**What you should do**
Retype, exactly as they stand, the lines from the start of the data to the line that contains "import * as", both ends included. Leave the pictures out.

(begin)

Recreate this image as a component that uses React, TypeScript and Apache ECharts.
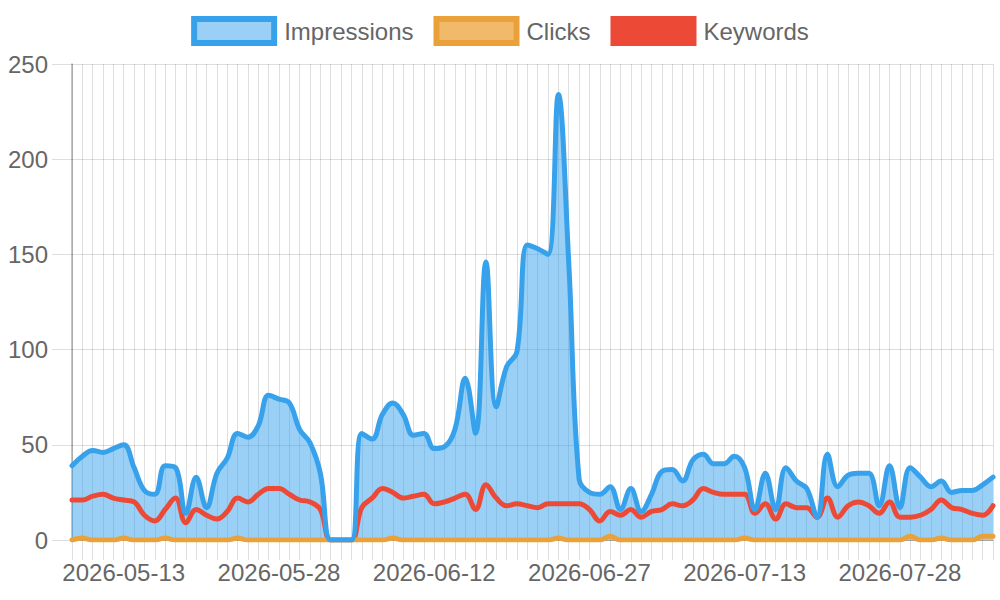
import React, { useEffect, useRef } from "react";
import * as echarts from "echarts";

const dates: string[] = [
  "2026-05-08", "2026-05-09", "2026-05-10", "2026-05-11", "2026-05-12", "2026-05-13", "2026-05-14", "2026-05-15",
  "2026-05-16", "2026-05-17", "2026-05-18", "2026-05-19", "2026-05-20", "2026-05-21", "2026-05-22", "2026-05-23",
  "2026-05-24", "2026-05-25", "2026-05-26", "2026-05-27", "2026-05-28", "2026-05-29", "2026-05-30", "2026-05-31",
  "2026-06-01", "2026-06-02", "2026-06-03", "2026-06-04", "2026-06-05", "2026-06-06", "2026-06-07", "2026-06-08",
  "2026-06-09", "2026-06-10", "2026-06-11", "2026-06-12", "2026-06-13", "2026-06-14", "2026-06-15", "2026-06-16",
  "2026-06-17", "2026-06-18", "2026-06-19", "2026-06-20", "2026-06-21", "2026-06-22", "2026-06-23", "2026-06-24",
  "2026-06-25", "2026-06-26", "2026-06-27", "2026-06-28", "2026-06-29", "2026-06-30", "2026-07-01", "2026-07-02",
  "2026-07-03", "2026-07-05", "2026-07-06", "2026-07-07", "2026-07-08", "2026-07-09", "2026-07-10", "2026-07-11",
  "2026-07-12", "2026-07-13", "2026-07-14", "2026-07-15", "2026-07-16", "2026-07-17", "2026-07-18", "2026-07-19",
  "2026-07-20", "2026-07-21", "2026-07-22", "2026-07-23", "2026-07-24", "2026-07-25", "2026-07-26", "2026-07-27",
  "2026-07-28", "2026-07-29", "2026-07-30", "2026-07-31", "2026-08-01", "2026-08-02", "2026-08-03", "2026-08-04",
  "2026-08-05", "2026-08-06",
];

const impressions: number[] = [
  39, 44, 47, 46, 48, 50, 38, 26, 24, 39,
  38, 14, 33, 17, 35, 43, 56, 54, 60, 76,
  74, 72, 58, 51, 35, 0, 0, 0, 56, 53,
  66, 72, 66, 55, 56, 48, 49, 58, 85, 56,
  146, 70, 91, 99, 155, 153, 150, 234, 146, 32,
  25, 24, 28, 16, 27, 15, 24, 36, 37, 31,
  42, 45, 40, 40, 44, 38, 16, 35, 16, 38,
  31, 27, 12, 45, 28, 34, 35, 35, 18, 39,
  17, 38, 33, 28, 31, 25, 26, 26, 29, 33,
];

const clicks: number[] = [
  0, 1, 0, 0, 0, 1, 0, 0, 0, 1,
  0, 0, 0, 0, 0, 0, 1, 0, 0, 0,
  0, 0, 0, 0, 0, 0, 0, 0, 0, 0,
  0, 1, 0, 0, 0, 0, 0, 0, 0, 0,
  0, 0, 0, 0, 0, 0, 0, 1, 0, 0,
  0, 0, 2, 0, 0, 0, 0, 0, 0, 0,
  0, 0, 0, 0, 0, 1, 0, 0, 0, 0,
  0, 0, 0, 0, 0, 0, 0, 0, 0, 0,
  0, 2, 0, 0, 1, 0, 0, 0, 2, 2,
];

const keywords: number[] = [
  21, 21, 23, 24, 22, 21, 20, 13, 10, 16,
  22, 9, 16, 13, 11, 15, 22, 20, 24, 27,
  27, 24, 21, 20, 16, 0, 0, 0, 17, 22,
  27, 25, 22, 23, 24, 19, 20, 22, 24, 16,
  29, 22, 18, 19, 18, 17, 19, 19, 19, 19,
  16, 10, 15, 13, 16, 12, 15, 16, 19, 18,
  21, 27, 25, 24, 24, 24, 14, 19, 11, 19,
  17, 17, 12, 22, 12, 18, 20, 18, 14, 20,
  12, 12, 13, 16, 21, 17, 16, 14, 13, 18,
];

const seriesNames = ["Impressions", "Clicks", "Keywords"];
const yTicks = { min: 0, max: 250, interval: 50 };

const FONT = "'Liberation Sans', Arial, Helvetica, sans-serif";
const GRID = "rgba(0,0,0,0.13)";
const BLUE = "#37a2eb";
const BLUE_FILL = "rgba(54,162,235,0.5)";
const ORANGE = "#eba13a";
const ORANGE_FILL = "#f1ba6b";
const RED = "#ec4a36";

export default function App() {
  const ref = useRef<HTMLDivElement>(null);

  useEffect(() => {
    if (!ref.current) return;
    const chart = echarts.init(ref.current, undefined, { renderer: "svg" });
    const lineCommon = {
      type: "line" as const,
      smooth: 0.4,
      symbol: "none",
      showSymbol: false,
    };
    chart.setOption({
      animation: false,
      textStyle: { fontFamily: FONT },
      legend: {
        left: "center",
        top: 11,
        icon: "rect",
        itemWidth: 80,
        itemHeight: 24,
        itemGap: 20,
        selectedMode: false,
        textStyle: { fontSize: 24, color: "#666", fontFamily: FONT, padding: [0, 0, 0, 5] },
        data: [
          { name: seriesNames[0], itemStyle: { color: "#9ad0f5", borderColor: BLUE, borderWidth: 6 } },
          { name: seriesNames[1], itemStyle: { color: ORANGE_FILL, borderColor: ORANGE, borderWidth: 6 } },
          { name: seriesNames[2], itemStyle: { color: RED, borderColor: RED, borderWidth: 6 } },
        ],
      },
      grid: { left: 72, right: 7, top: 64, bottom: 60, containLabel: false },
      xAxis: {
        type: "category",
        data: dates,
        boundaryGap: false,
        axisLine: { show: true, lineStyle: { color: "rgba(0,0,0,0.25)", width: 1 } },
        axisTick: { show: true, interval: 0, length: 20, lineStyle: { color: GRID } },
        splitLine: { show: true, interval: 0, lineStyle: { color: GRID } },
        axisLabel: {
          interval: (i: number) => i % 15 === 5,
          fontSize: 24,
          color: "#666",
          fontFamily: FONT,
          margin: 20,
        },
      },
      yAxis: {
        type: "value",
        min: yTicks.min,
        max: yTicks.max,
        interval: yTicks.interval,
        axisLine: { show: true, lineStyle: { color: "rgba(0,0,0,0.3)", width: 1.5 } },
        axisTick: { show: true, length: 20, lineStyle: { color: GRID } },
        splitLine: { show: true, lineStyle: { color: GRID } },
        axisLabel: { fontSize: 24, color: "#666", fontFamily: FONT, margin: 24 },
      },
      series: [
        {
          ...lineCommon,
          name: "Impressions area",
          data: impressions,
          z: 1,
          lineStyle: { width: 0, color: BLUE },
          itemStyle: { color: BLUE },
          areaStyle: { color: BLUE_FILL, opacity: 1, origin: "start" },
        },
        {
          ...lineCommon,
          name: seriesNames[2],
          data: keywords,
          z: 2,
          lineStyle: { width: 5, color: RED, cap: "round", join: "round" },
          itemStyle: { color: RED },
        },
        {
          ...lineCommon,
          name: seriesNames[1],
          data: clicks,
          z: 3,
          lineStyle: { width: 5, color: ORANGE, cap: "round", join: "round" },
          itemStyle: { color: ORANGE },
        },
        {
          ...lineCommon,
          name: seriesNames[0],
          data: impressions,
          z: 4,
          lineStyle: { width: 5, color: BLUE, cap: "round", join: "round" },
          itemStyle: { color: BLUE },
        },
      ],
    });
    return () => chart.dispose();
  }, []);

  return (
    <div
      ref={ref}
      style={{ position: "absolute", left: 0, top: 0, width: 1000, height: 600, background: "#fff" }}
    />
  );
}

(end)

**Written solution**
Recreate this image as a component that uses React, TypeScript and Apache ECharts.
import React, { useEffect, useRef } from "react";
import * as echarts from "echarts";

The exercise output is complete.